PC Bradley stares ahead, rain hammerimg relentlessly on his regulation hood. When the figure looms out of the darkness, he calls to it.

"Sorry, mate, road's closed. Flooding."

When the figure doesn't slow, he shouts again. It surges.

Mark Bradley opens his mouth, and the dark tide washes straight over him.


I've been out in that London today for an event which was… wet. Very wet. Although given the havoc wind and rain is wreaking across Britain, “wet” feels like a very minor problem.

On days like today, I remember the number of “forgotten”, “subterranean” rivers that used to wind their own merry way across London.

October 20th: No Deal

 
A nighttime shot, low to the ground, of a pavement covered in drifts of brown leaves. In the distance, car headlights. Across the image in yellow: #DRABBLETOBER
 

Day 20 of my 2023 drabble-a-day challenge! Here is today’s drabble…


No Deal

"So did you go through with it?"

"Yeah."

"Really? Crossroads at midnight, the whole thing?"

"Yeah."

"And? What happened? Did he show up?"

"Yeah."

"No way! Did you try to make him the offer, like you said?"

"Yeah."

"Come on, Billy! Tell me the story! Are you the greatest guitarist in the world now?"

"He turned me down."

"He what?"

"He wouldn't take the deal. Said I was too late."

"What?"

"My family always said that my dad sold my soul for a crate of whisky when I was three years old. I thought it was a metaphor. It wasn't."

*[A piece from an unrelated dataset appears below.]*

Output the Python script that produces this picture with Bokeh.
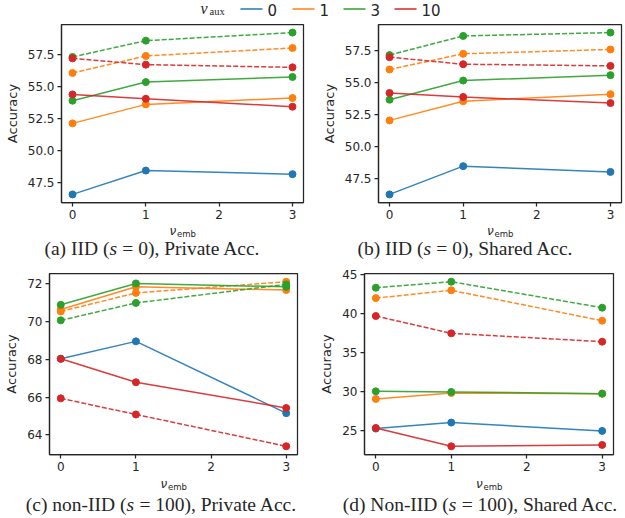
from bokeh.plotting import figure
from bokeh.layouts import column, row
from bokeh.models import FixedTicker, Label, Range1d, NumeralTickFormatter
from bokeh.embed import file_html
from bokeh.resources import INLINE

# ---------------- data ----------------
nu_emb = [0, 1, 3]
x_ticks = [0, 1, 2, 3]
aux_levels = ["0", "1", "3", "10"]
aux_colors = {"0": "#1f77b4", "1": "#ff7f0e", "3": "#2ca02c", "10": "#d62728"}

# (a) IID, private accuracy
a_solid = {"0": [46.60, 48.46, 48.18], "1": [52.14, 53.62, 54.12],
           "3": [53.91, 55.36, 55.76], "10": [54.40, 54.06, 53.44]}
a_dashed = {"1": [56.07, 57.40, 58.02], "3": [57.32, 58.59, 59.22],
            "10": [57.21, 56.72, 56.51]}
# (b) IID, shared accuracy
b_solid = {"0": [46.27, 48.47, 48.02], "1": [52.03, 53.52, 54.07],
           "3": [53.64, 55.13, 55.55], "10": [54.16, 53.85, 53.38]}
b_dashed = {"1": [55.99, 57.21, 57.55], "3": [57.11, 58.60, 58.86],
            "10": [56.95, 56.40, 56.27]}
# (c) non-IID, private accuracy
c_solid = {"0": [68.02, 68.94, 65.15], "1": [70.62, 71.82, 71.65],
           "3": [70.87, 72.00, 71.82], "10": [68.02, 66.78, 65.42]}
c_dashed = {"1": [70.52, 71.50, 72.09], "3": [70.05, 70.97, 71.95],
            "10": [65.93, 65.08, 63.40]}
# (d) non-IID, shared accuracy
d_solid = {"0": [25.26, 26.03, 24.96], "1": [29.06, 29.83, 29.74],
           "3": [30.04, 29.96, 29.74], "10": [25.34, 22.99, 23.16]}
d_dashed = {"1": [42.00, 43.00, 39.10], "3": [43.33, 44.10, 40.77],
            "10": [39.70, 37.48, 36.41]}

yticks_a = [47.5, 50.0, 52.5, 55.0, 57.5]
yticks_b = [47.5, 50.0, 52.5, 55.0, 57.5]
yticks_c = [64, 66, 68, 70, 72]
yticks_d = [25, 30, 35, 40, 45]

cap_a = ("(a) IID (", "s", "= 0), Private Acc.")
cap_b = ("(b) IID (", "s", "= 0), Shared Acc.")
cap_c = ("(c) non-IID (", "s", "= 100), Private Acc.")
cap_d = ("(d) Non-IID (", "s", "= 100), Shared Acc.")

# ---------------- styling helpers ----------------
TXT = "#262626"
TIMES = {'(': 333, ')': 333, ' ': 250, 'a': 444, 'b': 500, 'c': 444, 'd': 500, 'e': 444,
         'h': 500, 'i': 278, 'n': 500, 'o': 500, 'r': 333, 's': 389, 't': 278, 'v': 500,
         'A': 722, 'D': 722, 'I': 333, 'N': 722, 'P': 556, 'S': 556, '-': 333, '=': 564,
         '0': 500, '1': 500, ',': 250, '.': 250}
CAP_SIZE = 19.5
LW, RW = 310, 314
TOTAL_W = LW + RW


def tw(s, size):
    return sum(TIMES.get(ch, 500) for ch in s) / 1000.0 * size


def lab(p, x, y, text, font, size, style="normal", align="left"):
    p.add_layout(Label(x=x, y=y, x_units="screen", y_units="screen", text=text,
                       text_font=font, text_font_size=f"{size}px", text_font_style=style,
                       text_color=TXT, text_align=align, text_baseline="middle"))


def blank(width, height):
    f = figure(width=width, height=height, x_range=Range1d(0, width),
               y_range=Range1d(0, height), x_axis_type=None, y_axis_type=None,
               output_backend="svg", toolbar_location=None, min_border=0,
               outline_line_color=None)
    f.xgrid.grid_line_color = None
    f.ygrid.grid_line_color = None
    return f


def make_panel(solid, dashed, yticks, yfmt, width, height, bl, br, bt, bb):
    vals = [v for d in (solid, dashed) for arr in d.values() for v in arr]
    lo, hi = min(vals), max(vals)
    pad = 0.05 * (hi - lo)
    p = figure(width=width, height=height, x_range=Range1d(-0.15, 3.15),
               y_range=Range1d(lo - pad, hi + pad), output_backend="svg",
               toolbar_location=None, min_border_left=bl, min_border_right=br,
               min_border_top=bt, min_border_bottom=bb)
    p.xgrid.grid_line_color = None
    p.ygrid.grid_line_color = None
    p.outline_line_color = TXT
    p.outline_line_width = 1.25
    p.outline_line_alpha = 1.0
    for ax in (p.xaxis[0], p.yaxis[0]):
        ax.axis_line_color = TXT
        ax.axis_line_width = 1.25
        ax.major_tick_line_color = TXT
        ax.major_tick_line_width = 1.25
        ax.major_tick_out = 4
        ax.major_tick_in = 0
        ax.minor_tick_line_color = None
        ax.major_label_text_font = "DejaVu Sans"
        ax.major_label_text_font_size = "12px"
        ax.major_label_text_color = TXT
        ax.major_label_standoff = 3
    p.xaxis.ticker = FixedTicker(ticks=x_ticks)
    p.yaxis.ticker = FixedTicker(ticks=yticks)
    p.yaxis.formatter = NumeralTickFormatter(format=yfmt)
    p.yaxis.axis_label = "Accuracy"
    p.yaxis.axis_label_text_font = "DejaVu Sans"
    p.yaxis.axis_label_text_font_size = "13px"
    p.yaxis.axis_label_text_font_style = "normal"
    p.yaxis.axis_label_text_color = TXT
    p.yaxis.axis_label_standoff = 5

    for lv in aux_levels:
        col = aux_colors[lv]
        if lv in solid:
            p.line(nu_emb, solid[lv], line_color=col, line_width=1.5, line_alpha=0.9)
            p.scatter(nu_emb, solid[lv], size=7, marker="circle", fill_color=col,
                      line_color=col)
        if lv in dashed:
            p.line(nu_emb, dashed[lv], line_color=col, line_width=1.5, line_alpha=0.9,
                   line_dash="5 2")
            p.scatter(nu_emb, dashed[lv], size=7, marker="circle", fill_color=col,
                      line_color=col)
    return p


def add_xlabel(t, cx, y):
    start = cx - 13
    lab(t, start, y, "ν", "DejaVu Sans", 12, "italic")
    lab(t, start + 7.5, y - 3, "emb", "DejaVu Sans", 8.5)


def add_caption(t, cap, cx, y):
    left, mid, right = cap
    wl = tw(left, CAP_SIZE)
    wm = 389 / 1000.0 * CAP_SIZE
    wsp = 0.27 * CAP_SIZE
    wr = tw(right, CAP_SIZE)
    total = wl + wm + wsp + wr
    x0 = cx - total / 2.0
    lab(t, x0, y, left, "Liberation Serif", CAP_SIZE)
    lab(t, x0 + wl, y, mid, "Liberation Serif", CAP_SIZE, "italic")
    lab(t, x0 + wl + wm + wsp, y, right, "Liberation Serif", CAP_SIZE)


# frame borders: (left, right, top, bottom)
A_B = (61, 7, 5, 20)
B_B = (68, 3, 5, 20)
C_B = (49, 13, 13, 20)
D_B = (54, 11, 13, 20)
TOP_H, BOT_H = 203, 214

pa = make_panel(a_solid, a_dashed, yticks_a, "0.0", LW, TOP_H, *A_B)
pb = make_panel(b_solid, b_dashed, yticks_b, "0.0", RW, TOP_H, *B_B)
pc = make_panel(c_solid, c_dashed, yticks_c, "0", LW, BOT_H, *C_B)
pd = make_panel(d_solid, d_dashed, yticks_d, "0", RW, BOT_H, *D_B)


def frame_cx(offset, width, b):
    return offset + b[0] + (width - b[0] - b[1]) / 2.0


# text strips under each row (x-axis labels and captions)
T1_H, T2_H = 38, 42
t1 = blank(TOTAL_W, T1_H)
add_xlabel(t1, frame_cx(0, LW, A_B), T1_H - 8)
add_xlabel(t1, frame_cx(LW, RW, B_B), T1_H - 8)
add_caption(t1, cap_a, 152, 12)
add_caption(t1, cap_b, 465, 12)

t2 = blank(TOTAL_W, T2_H)
add_xlabel(t2, frame_cx(0, LW, C_B), T2_H - 9)
add_xlabel(t2, frame_cx(LW, RW, D_B), T2_H - 9)
add_caption(t2, cap_c, 161, 12)
add_caption(t2, cap_d, 480, 12)

# ---------------- legend strip ----------------
LEG_H = 19
leg = blank(TOTAL_W, LEG_H)
handle_x0 = 240
handle_len = 22
label_gap = 5
item_step = [52, 51, 51]
hx = handle_x0
ly = LEG_H - 9.5
for i, lv in enumerate(aux_levels):
    leg.segment(x0=[hx], y0=[LEG_H - 8.5], x1=[hx + handle_len], y1=[LEG_H - 8.5],
                line_color=aux_colors[lv], line_width=1.5)
    lab(leg, hx + handle_len + label_gap, ly, lv, "DejaVu Sans", 15)
    if i < len(item_step):
        hx += item_step[i]
lab(leg, 200, LEG_H - 8, "ν", "Liberation Serif", 16, "italic")
lab(leg, 209, LEG_H - 11, "aux", "Liberation Serif", 10.5)

layout = column(leg, row(pa, pb, spacing=0), t1, row(pc, pd, spacing=0), t2, spacing=0)
open("out.html", "w").write(file_html(layout, INLINE))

Today I learned about the 21 grams experiment, in which a doctor set out to weigh people at the point of death and determine the weight of the soul. (Spoilers: modern-day scientists don’t have much truck with his methodology, or his results.)

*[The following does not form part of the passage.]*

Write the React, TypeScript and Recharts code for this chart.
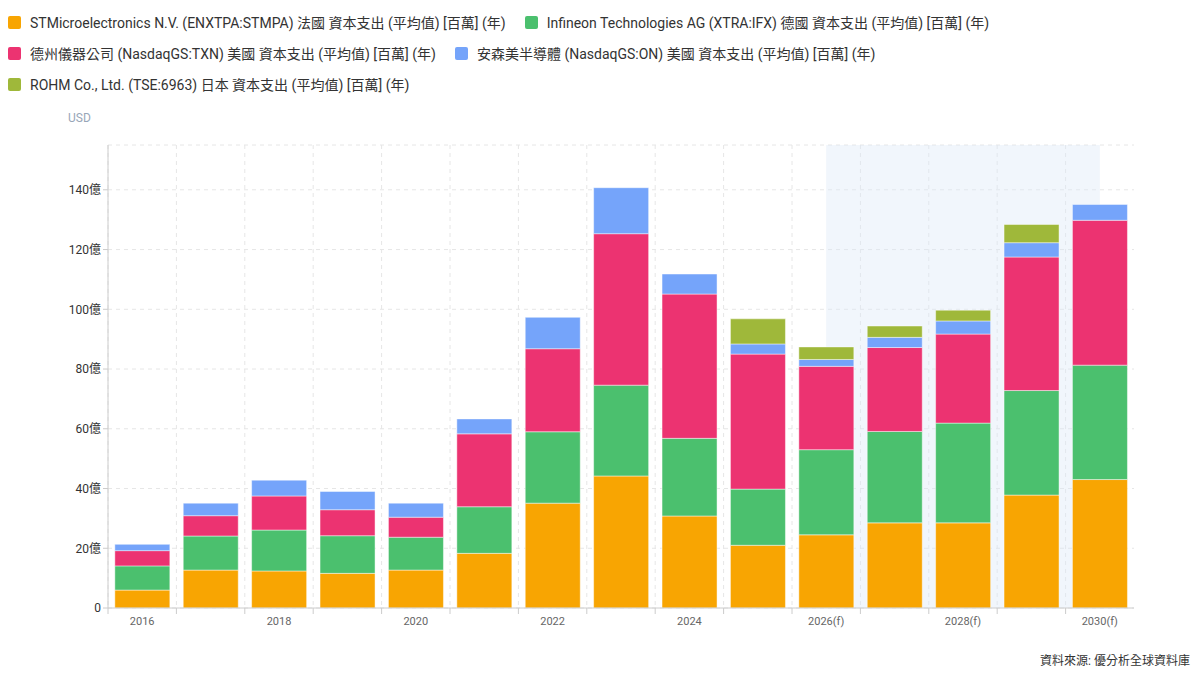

But it made me wonder: how would you know whether you had a soul or not?

October 19th: Rampion

 
A silhouetted tree tunk, with spindly branches of crispy brown leaves in the foreground. Across the image in orange: #DRABBLETOBER
 

Day 19 of my 2023 drabble-a-day challenge! Here is today’s drabble…


Rampion

He stole vegetables from the garden - for his wife, who so longed for them - but the witch caught him. And when the baby was born, the witch claimed the child and named her Rampion after the vegetables her mother had craved.

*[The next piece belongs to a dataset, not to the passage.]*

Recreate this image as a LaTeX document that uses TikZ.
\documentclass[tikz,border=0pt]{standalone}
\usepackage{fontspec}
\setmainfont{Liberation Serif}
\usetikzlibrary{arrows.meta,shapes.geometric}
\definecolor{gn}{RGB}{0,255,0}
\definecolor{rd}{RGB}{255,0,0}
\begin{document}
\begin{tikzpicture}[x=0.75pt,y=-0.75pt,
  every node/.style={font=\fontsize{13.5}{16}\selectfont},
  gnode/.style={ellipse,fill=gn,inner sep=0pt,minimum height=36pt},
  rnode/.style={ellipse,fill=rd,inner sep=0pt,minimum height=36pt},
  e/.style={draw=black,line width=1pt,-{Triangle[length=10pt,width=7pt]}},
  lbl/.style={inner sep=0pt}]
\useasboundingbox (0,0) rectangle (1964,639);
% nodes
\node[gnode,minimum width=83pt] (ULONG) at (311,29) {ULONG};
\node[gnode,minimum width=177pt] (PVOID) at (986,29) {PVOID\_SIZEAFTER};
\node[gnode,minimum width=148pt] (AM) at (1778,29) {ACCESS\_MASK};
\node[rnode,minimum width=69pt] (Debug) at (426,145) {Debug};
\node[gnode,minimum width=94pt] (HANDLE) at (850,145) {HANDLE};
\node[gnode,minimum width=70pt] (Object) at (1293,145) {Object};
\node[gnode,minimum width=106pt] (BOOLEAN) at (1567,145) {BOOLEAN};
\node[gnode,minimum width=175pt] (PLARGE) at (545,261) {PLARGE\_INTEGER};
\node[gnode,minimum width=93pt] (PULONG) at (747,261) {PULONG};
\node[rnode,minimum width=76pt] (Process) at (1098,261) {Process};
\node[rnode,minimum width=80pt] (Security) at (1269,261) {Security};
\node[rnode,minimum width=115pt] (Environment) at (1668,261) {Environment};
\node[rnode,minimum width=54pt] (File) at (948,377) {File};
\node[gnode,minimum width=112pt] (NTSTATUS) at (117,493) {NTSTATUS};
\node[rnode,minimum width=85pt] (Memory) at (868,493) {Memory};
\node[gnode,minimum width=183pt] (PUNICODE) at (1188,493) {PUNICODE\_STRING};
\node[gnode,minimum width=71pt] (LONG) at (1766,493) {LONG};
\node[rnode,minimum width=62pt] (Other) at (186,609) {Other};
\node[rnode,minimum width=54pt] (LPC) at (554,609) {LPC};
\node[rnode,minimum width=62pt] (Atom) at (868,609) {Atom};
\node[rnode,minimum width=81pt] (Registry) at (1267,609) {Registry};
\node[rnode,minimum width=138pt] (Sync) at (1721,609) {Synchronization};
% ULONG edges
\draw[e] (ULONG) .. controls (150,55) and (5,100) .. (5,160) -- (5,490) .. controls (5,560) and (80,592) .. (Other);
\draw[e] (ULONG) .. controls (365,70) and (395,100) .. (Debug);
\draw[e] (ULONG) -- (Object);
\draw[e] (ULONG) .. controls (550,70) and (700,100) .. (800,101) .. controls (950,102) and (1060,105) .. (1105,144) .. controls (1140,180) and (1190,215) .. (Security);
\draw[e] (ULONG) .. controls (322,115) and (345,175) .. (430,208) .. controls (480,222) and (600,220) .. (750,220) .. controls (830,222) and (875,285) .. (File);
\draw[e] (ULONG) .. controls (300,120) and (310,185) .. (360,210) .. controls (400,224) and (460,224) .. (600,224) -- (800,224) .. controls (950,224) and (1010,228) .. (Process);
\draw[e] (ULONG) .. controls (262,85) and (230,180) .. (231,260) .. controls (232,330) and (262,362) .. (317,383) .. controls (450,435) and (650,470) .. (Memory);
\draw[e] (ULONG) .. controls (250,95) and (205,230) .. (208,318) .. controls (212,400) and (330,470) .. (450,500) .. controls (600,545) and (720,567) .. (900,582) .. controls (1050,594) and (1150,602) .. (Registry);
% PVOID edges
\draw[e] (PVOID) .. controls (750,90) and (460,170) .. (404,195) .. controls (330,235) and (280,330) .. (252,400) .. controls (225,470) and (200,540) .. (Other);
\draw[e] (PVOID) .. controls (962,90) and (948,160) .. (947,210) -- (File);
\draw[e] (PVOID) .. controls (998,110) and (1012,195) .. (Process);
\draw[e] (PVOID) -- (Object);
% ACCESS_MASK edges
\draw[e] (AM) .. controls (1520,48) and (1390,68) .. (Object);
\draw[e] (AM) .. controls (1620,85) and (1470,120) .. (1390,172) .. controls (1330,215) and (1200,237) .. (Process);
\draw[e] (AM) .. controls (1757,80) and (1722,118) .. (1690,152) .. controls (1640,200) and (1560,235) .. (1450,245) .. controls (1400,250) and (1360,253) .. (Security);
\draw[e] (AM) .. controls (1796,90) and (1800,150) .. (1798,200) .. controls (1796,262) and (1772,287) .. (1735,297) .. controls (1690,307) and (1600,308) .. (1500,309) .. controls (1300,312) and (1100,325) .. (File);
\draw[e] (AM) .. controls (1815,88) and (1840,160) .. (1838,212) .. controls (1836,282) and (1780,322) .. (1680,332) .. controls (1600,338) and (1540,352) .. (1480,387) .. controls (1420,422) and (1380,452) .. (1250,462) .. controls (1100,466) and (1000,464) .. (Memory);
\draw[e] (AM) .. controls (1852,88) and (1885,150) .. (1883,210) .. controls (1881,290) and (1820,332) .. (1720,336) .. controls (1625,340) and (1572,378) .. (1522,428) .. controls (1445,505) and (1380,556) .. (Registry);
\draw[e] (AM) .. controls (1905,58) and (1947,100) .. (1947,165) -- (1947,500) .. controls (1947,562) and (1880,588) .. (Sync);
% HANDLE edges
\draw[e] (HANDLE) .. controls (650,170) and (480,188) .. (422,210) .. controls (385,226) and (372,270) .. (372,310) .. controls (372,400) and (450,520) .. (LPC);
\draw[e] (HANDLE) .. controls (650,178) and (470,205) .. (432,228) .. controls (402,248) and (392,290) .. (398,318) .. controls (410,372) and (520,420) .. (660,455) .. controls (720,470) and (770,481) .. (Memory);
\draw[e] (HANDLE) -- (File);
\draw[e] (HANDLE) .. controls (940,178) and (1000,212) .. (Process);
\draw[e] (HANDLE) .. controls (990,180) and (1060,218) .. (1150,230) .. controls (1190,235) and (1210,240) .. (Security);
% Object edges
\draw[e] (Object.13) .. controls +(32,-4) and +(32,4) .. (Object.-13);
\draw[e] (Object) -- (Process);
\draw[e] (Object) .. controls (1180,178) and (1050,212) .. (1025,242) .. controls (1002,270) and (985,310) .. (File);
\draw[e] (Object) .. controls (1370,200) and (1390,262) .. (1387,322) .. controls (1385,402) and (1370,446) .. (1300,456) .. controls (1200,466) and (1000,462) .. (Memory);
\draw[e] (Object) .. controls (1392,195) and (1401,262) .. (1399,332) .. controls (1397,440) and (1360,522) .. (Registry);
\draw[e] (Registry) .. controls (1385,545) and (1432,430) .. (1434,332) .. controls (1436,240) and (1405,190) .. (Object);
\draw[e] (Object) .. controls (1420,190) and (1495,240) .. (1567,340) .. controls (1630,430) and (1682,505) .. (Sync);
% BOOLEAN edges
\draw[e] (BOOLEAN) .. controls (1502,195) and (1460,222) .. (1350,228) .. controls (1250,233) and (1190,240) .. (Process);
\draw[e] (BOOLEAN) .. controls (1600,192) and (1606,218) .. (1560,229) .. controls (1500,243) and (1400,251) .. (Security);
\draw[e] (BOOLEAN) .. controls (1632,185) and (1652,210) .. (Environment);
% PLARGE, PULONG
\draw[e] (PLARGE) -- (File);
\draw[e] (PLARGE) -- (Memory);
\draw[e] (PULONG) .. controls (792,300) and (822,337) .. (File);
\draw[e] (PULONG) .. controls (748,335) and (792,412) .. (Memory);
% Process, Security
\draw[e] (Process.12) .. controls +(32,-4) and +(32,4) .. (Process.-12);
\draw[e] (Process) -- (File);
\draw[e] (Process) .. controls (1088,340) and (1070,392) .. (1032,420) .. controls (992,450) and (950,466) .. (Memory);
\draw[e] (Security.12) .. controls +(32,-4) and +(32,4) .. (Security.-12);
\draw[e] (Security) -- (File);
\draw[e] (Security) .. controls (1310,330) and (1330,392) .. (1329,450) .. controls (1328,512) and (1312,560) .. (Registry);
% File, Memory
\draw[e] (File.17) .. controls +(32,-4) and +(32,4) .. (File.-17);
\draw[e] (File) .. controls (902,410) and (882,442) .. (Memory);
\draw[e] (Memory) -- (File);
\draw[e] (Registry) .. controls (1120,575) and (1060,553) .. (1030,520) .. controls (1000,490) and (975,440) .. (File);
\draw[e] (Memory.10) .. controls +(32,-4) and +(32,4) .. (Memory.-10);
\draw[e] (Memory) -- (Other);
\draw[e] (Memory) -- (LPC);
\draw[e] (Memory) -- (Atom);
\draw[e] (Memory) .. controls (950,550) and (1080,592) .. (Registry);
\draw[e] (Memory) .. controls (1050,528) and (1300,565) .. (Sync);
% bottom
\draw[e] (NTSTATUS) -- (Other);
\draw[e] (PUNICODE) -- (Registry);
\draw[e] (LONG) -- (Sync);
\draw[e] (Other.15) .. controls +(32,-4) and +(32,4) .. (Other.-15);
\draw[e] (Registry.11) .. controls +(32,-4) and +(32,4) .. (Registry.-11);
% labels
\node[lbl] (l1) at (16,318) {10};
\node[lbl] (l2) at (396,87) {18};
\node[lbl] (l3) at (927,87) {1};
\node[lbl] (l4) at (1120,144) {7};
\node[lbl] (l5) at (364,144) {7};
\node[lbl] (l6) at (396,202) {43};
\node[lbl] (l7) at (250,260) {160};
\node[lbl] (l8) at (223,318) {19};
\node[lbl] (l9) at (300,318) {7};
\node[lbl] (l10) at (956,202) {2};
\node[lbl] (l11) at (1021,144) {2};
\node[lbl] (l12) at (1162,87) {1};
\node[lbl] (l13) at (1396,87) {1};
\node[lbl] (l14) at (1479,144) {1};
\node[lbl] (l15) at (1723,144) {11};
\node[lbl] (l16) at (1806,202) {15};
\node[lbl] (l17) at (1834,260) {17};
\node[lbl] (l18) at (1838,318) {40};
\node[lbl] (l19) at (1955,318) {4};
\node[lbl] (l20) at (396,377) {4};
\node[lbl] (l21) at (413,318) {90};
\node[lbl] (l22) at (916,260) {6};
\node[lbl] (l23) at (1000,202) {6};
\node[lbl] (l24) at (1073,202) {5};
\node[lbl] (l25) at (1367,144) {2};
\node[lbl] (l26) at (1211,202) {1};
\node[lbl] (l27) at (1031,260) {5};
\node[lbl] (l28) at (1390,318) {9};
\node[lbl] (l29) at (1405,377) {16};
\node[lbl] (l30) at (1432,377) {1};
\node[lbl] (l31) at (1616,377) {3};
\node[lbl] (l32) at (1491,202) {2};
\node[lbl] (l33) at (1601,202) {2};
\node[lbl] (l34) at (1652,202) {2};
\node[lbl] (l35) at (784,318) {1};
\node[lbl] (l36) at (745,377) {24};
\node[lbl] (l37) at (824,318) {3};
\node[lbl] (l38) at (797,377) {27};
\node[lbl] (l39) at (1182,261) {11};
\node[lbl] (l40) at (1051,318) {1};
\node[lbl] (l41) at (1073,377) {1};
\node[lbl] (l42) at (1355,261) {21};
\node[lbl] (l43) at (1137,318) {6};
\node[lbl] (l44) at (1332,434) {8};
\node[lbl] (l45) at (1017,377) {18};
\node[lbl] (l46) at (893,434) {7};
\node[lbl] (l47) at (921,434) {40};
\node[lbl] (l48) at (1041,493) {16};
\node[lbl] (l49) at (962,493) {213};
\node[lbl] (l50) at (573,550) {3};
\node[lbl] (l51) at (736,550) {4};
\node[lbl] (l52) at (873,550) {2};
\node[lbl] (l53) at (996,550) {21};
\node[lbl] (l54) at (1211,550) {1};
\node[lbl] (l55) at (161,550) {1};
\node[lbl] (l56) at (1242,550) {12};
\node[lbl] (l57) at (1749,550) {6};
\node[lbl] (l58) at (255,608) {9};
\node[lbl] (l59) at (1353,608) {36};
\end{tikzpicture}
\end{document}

When Rampion was twelve, the witch forced her into a tower, and bricked up the door. And called up to her:

"Rampion, let down your hair!"

And Rampion stared from the window, wild-eyed, and said "are you mental? hair just doesn't grow like that!"

The witch stared in confusion, and Rampion went back to jury-rigging a ladder from floorboards.


Did you know that (at least, according to Wikipedia) Campanula rapunculus - known as Rapunzel, and after which the fairy-tale princess is probably named - is also known as Rampion?

Possibly I am biased. I grew up hearing tales about Rapunzel, in her tower, with her long golden hair, and always thought she sounded… well, I don’t wish to victim-blame here, but I always thought she sounded a bit wet. I’m pretty sure that someone called Rampion would not stand for that nonsense. Rampion sounds like someone who would get shit done.

Apparently, (and again, according to Wikipedia, bless it, where would we be without it), rapunzel/rampion was grown “for its leaves, which were used like spinach, and its parsnip-like root, which was used like a radish”. As someone who loves radishes and hates parsnips, I have questions. Has anyone ever eaten campanula rapunculus?

October 18th: Lines

 
A couple of shocking pink leaves amid a sea of yellowing green leaves. Across the image in hot pink: #DRABBLETOBER
 

Day 18 of my 2023 drabble-a-day challenge! Here is today’s drabble…


Lines

Stephen slumped against the desk. His back ached, but he felt restless. He could still taste blood in his mouth.

Mr McGwigan swaggered in. Stephen had to swallow hard to keep a sound like a snarl inside himself.

"Ah, Stephen. So good of you to grace my classroom with your person. Now if you could just learn self-control..."

This time, he snarled. Mr McGwigan bared yellowing teeth, until he stopped.

"The usual, Stephen."

Stephen picked up his pen.

I must not turn into a shower of bats during calculus.

I must not turn into a shower of bats during calculus.


My friend Jen sporadically accuses me of turning into a shower of bats. I am, of course, delighted by this.